* **JOB**
Copy nothing but the text: reproduce each line of the listing exactly and leave the pictures out.

* **DATA EXCERPT**
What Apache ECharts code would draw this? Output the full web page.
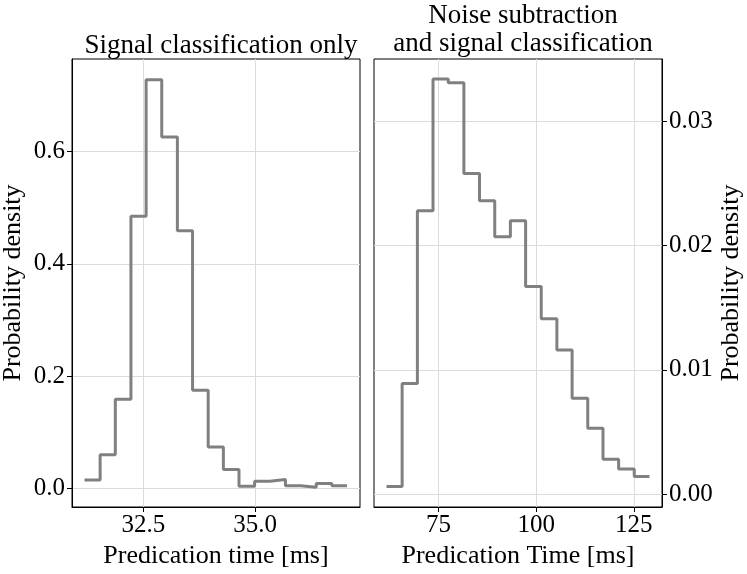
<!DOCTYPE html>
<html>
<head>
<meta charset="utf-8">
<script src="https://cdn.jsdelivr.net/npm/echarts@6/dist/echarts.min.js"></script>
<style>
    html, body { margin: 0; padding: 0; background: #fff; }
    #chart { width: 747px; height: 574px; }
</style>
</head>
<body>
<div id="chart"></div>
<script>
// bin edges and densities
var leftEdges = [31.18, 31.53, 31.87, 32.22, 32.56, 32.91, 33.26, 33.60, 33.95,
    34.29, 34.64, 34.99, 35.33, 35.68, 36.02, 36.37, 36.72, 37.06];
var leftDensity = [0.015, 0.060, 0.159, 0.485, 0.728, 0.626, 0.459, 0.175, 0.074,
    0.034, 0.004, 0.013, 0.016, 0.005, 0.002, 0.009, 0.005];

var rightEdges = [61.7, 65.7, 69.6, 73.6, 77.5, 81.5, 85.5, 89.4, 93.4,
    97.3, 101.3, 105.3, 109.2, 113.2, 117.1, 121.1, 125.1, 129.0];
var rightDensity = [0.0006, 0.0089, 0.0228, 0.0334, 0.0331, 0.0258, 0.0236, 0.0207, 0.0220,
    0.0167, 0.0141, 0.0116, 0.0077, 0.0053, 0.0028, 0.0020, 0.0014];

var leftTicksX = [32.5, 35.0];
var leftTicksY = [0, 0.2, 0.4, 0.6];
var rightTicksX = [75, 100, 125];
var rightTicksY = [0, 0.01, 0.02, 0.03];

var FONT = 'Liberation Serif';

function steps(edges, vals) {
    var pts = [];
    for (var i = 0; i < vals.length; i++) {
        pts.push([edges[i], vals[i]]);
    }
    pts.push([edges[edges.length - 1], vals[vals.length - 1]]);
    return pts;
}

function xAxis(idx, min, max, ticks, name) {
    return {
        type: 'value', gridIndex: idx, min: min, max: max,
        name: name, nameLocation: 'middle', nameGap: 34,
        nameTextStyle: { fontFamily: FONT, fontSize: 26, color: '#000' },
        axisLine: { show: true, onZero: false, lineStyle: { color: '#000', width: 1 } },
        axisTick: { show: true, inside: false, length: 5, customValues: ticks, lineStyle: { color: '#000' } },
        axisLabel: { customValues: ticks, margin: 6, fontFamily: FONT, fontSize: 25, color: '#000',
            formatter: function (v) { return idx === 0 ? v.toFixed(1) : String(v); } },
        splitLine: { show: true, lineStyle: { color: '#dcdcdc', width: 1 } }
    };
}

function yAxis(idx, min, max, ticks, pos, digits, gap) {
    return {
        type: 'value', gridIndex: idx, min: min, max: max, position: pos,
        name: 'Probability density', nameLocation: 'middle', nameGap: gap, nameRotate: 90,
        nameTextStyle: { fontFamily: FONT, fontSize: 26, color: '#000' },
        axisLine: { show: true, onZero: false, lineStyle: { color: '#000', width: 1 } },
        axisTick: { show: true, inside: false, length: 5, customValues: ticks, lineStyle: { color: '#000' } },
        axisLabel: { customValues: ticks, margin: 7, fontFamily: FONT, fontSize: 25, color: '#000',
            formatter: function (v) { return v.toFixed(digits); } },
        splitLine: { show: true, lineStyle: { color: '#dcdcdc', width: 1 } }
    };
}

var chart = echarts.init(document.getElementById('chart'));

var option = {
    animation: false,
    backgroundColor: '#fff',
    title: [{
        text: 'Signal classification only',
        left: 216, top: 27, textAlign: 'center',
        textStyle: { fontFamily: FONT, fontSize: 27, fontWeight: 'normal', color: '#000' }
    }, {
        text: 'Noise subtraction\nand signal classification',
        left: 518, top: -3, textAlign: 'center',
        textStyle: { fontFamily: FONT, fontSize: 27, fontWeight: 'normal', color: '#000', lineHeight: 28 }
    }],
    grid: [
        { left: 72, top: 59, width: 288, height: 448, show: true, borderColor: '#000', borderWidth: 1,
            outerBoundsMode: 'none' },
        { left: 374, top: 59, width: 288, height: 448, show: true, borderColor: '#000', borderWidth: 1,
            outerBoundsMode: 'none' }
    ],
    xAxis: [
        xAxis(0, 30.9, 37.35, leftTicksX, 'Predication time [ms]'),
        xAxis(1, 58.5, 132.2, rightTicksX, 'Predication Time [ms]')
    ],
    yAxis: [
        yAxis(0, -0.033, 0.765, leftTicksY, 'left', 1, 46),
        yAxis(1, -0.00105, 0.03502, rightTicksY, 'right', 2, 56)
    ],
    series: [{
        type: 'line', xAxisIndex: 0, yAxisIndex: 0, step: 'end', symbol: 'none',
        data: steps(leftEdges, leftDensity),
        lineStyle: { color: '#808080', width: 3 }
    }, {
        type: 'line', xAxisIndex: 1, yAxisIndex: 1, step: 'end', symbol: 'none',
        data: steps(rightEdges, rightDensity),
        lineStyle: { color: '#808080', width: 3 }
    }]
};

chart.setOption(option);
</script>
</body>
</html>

* **TASK OUTPUT**
What Apache ECharts code would draw this? Output the full web page.
<!DOCTYPE html>
<html>
<head>
<meta charset="utf-8">
<script src="https://cdn.jsdelivr.net/npm/echarts@6/dist/echarts.min.js"></script>
<style>
    html, body { margin: 0; padding: 0; background: #fff; }
    #chart { width: 747px; height: 574px; }
</style>
</head>
<body>
<div id="chart"></div>
<script>
// bin edges and densities
var leftEdges = [31.18, 31.53, 31.87, 32.22, 32.56, 32.91, 33.26, 33.60, 33.95,
    34.29, 34.64, 34.99, 35.33, 35.68, 36.02, 36.37, 36.72, 37.06];
var leftDensity = [0.015, 0.060, 0.159, 0.485, 0.728, 0.626, 0.459, 0.175, 0.074,
    0.034, 0.004, 0.013, 0.016, 0.005, 0.002, 0.009, 0.005];

var rightEdges = [61.7, 65.7, 69.6, 73.6, 77.5, 81.5, 85.5, 89.4, 93.4,
    97.3, 101.3, 105.3, 109.2, 113.2, 117.1, 121.1, 125.1, 129.0];
var rightDensity = [0.0006, 0.0089, 0.0228, 0.0334, 0.0331, 0.0258, 0.0236, 0.0207, 0.0220,
    0.0167, 0.0141, 0.0116, 0.0077, 0.0053, 0.0028, 0.0020, 0.0014];

var leftTicksX = [32.5, 35.0];
var leftTicksY = [0, 0.2, 0.4, 0.6];
var rightTicksX = [75, 100, 125];
var rightTicksY = [0, 0.01, 0.02, 0.03];

var FONT = 'Liberation Serif';

function steps(edges, vals) {
    var pts = [];
    for (var i = 0; i < vals.length; i++) {
        pts.push([edges[i], vals[i]]);
    }
    pts.push([edges[edges.length - 1], vals[vals.length - 1]]);
    return pts;
}

function xAxis(idx, min, max, ticks, name) {
    return {
        type: 'value', gridIndex: idx, min: min, max: max,
        name: name, nameLocation: 'middle', nameGap: 34,
        nameTextStyle: { fontFamily: FONT, fontSize: 26, color: '#000' },
        axisLine: { show: true, onZero: false, lineStyle: { color: '#000', width: 1 } },
        axisTick: { show: true, inside: false, length: 5, customValues: ticks, lineStyle: { color: '#000' } },
        axisLabel: { customValues: ticks, margin: 6, fontFamily: FONT, fontSize: 25, color: '#000',
            formatter: function (v) { return idx === 0 ? v.toFixed(1) : String(v); } },
        splitLine: { show: true, lineStyle: { color: '#dcdcdc', width: 1 } }
    };
}

function yAxis(idx, min, max, ticks, pos, digits, gap) {
    return {
        type: 'value', gridIndex: idx, min: min, max: max, position: pos,
        name: 'Probability density', nameLocation: 'middle', nameGap: gap, nameRotate: 90,
        nameTextStyle: { fontFamily: FONT, fontSize: 26, color: '#000' },
        axisLine: { show: true, onZero: false, lineStyle: { color: '#000', width: 1 } },
        axisTick: { show: true, inside: false, length: 5, customValues: ticks, lineStyle: { color: '#000' } },
        axisLabel: { customValues: ticks, margin: 7, fontFamily: FONT, fontSize: 25, color: '#000',
            formatter: function (v) { return v.toFixed(digits); } },
        splitLine: { show: true, lineStyle: { color: '#dcdcdc', width: 1 } }
    };
}

var chart = echarts.init(document.getElementById('chart'));

var option = {
    animation: false,
    backgroundColor: '#fff',
    title: [{
        text: 'Signal classification only',
        left: 216, top: 27, textAlign: 'center',
        textStyle: { fontFamily: FONT, fontSize: 27, fontWeight: 'normal', color: '#000' }
    }, {
        text: 'Noise subtraction\nand signal classification',
        left: 518, top: -3, textAlign: 'center',
        textStyle: { fontFamily: FONT, fontSize: 27, fontWeight: 'normal', color: '#000', lineHeight: 28 }
    }],
    grid: [
        { left: 72, top: 59, width: 288, height: 448, show: true, borderColor: '#000', borderWidth: 1,
            outerBoundsMode: 'none' },
        { left: 374, top: 59, width: 288, height: 448, show: true, borderColor: '#000', borderWidth: 1,
            outerBoundsMode: 'none' }
    ],
    xAxis: [
        xAxis(0, 30.9, 37.35, leftTicksX, 'Predication time [ms]'),
        xAxis(1, 58.5, 132.2, rightTicksX, 'Predication Time [ms]')
    ],
    yAxis: [
        yAxis(0, -0.033, 0.765, leftTicksY, 'left', 1, 46),
        yAxis(1, -0.00105, 0.03502, rightTicksY, 'right', 2, 56)
    ],
    series: [{
        type: 'line', xAxisIndex: 0, yAxisIndex: 0, step: 'end', symbol: 'none',
        data: steps(leftEdges, leftDensity),
        lineStyle: { color: '#808080', width: 3 }
    }, {
        type: 'line', xAxisIndex: 1, yAxisIndex: 1, step: 'end', symbol: 'none',
        data: steps(rightEdges, rightDensity),
        lineStyle: { color: '#808080', width: 3 }
    }]
};

chart.setOption(option);
</script>
</body>
</html>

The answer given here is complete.